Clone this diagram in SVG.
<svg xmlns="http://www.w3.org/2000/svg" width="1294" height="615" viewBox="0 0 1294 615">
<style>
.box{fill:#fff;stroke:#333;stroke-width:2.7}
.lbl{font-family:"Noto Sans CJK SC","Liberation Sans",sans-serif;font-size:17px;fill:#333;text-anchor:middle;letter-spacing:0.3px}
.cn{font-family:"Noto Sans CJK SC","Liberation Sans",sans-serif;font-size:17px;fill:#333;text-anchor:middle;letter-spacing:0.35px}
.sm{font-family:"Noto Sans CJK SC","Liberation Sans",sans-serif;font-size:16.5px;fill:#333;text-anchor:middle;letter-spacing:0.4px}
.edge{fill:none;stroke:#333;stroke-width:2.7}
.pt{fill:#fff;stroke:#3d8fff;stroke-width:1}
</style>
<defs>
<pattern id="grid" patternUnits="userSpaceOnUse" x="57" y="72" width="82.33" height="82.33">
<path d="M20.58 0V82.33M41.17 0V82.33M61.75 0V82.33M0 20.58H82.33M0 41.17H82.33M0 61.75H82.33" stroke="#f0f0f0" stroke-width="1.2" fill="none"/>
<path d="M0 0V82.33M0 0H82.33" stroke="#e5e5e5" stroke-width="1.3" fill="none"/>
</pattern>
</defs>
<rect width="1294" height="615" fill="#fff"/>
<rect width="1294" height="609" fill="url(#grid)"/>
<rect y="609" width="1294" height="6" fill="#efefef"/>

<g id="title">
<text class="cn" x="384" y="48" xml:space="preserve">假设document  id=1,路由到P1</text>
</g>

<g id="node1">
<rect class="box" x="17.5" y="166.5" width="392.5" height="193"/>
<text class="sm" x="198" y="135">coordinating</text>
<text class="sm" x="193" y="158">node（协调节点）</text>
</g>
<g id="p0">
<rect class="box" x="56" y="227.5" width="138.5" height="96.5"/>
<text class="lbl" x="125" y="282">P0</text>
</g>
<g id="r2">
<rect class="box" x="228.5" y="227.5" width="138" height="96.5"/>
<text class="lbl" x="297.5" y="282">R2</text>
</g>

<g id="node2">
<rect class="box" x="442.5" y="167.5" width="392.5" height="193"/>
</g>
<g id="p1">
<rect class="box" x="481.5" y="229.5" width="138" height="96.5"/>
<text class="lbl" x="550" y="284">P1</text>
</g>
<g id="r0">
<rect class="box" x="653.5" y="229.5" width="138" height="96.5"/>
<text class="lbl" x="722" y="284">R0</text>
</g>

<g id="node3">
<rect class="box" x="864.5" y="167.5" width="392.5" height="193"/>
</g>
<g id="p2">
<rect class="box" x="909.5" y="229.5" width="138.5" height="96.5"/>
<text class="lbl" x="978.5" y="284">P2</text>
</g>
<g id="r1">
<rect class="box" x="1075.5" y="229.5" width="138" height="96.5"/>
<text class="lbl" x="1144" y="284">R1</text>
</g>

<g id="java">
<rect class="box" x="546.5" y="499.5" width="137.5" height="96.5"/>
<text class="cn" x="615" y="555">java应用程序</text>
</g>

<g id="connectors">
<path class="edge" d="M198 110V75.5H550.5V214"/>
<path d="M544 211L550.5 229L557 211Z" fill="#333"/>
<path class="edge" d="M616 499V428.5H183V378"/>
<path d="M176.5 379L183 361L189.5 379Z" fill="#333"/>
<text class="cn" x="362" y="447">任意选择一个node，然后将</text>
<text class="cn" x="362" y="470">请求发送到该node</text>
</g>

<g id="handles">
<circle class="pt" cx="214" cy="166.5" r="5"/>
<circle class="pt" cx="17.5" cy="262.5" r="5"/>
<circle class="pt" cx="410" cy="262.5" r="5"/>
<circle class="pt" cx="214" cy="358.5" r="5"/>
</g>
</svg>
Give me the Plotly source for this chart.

TASK TO CARRY OUT = Retype the whole listing above exactly.

SOLVED EXERCISE =
Clone this diagram in SVG.
<svg xmlns="http://www.w3.org/2000/svg" width="1294" height="615" viewBox="0 0 1294 615">
<style>
.box{fill:#fff;stroke:#333;stroke-width:2.7}
.lbl{font-family:"Noto Sans CJK SC","Liberation Sans",sans-serif;font-size:17px;fill:#333;text-anchor:middle;letter-spacing:0.3px}
.cn{font-family:"Noto Sans CJK SC","Liberation Sans",sans-serif;font-size:17px;fill:#333;text-anchor:middle;letter-spacing:0.35px}
.sm{font-family:"Noto Sans CJK SC","Liberation Sans",sans-serif;font-size:16.5px;fill:#333;text-anchor:middle;letter-spacing:0.4px}
.edge{fill:none;stroke:#333;stroke-width:2.7}
.pt{fill:#fff;stroke:#3d8fff;stroke-width:1}
</style>
<defs>
<pattern id="grid" patternUnits="userSpaceOnUse" x="57" y="72" width="82.33" height="82.33">
<path d="M20.58 0V82.33M41.17 0V82.33M61.75 0V82.33M0 20.58H82.33M0 41.17H82.33M0 61.75H82.33" stroke="#f0f0f0" stroke-width="1.2" fill="none"/>
<path d="M0 0V82.33M0 0H82.33" stroke="#e5e5e5" stroke-width="1.3" fill="none"/>
</pattern>
</defs>
<rect width="1294" height="615" fill="#fff"/>
<rect width="1294" height="609" fill="url(#grid)"/>
<rect y="609" width="1294" height="6" fill="#efefef"/>

<g id="title">
<text class="cn" x="384" y="48" xml:space="preserve">假设document  id=1,路由到P1</text>
</g>

<g id="node1">
<rect class="box" x="17.5" y="166.5" width="392.5" height="193"/>
<text class="sm" x="198" y="135">coordinating</text>
<text class="sm" x="193" y="158">node（协调节点）</text>
</g>
<g id="p0">
<rect class="box" x="56" y="227.5" width="138.5" height="96.5"/>
<text class="lbl" x="125" y="282">P0</text>
</g>
<g id="r2">
<rect class="box" x="228.5" y="227.5" width="138" height="96.5"/>
<text class="lbl" x="297.5" y="282">R2</text>
</g>

<g id="node2">
<rect class="box" x="442.5" y="167.5" width="392.5" height="193"/>
</g>
<g id="p1">
<rect class="box" x="481.5" y="229.5" width="138" height="96.5"/>
<text class="lbl" x="550" y="284">P1</text>
</g>
<g id="r0">
<rect class="box" x="653.5" y="229.5" width="138" height="96.5"/>
<text class="lbl" x="722" y="284">R0</text>
</g>

<g id="node3">
<rect class="box" x="864.5" y="167.5" width="392.5" height="193"/>
</g>
<g id="p2">
<rect class="box" x="909.5" y="229.5" width="138.5" height="96.5"/>
<text class="lbl" x="978.5" y="284">P2</text>
</g>
<g id="r1">
<rect class="box" x="1075.5" y="229.5" width="138" height="96.5"/>
<text class="lbl" x="1144" y="284">R1</text>
</g>

<g id="java">
<rect class="box" x="546.5" y="499.5" width="137.5" height="96.5"/>
<text class="cn" x="615" y="555">java应用程序</text>
</g>

<g id="connectors">
<path class="edge" d="M198 110V75.5H550.5V214"/>
<path d="M544 211L550.5 229L557 211Z" fill="#333"/>
<path class="edge" d="M616 499V428.5H183V378"/>
<path d="M176.5 379L183 361L189.5 379Z" fill="#333"/>
<text class="cn" x="362" y="447">任意选择一个node，然后将</text>
<text class="cn" x="362" y="470">请求发送到该node</text>
</g>

<g id="handles">
<circle class="pt" cx="214" cy="166.5" r="5"/>
<circle class="pt" cx="17.5" cy="262.5" r="5"/>
<circle class="pt" cx="410" cy="262.5" r="5"/>
<circle class="pt" cx="214" cy="358.5" r="5"/>
</g>
</svg>
Give me the Plotly source for this chart.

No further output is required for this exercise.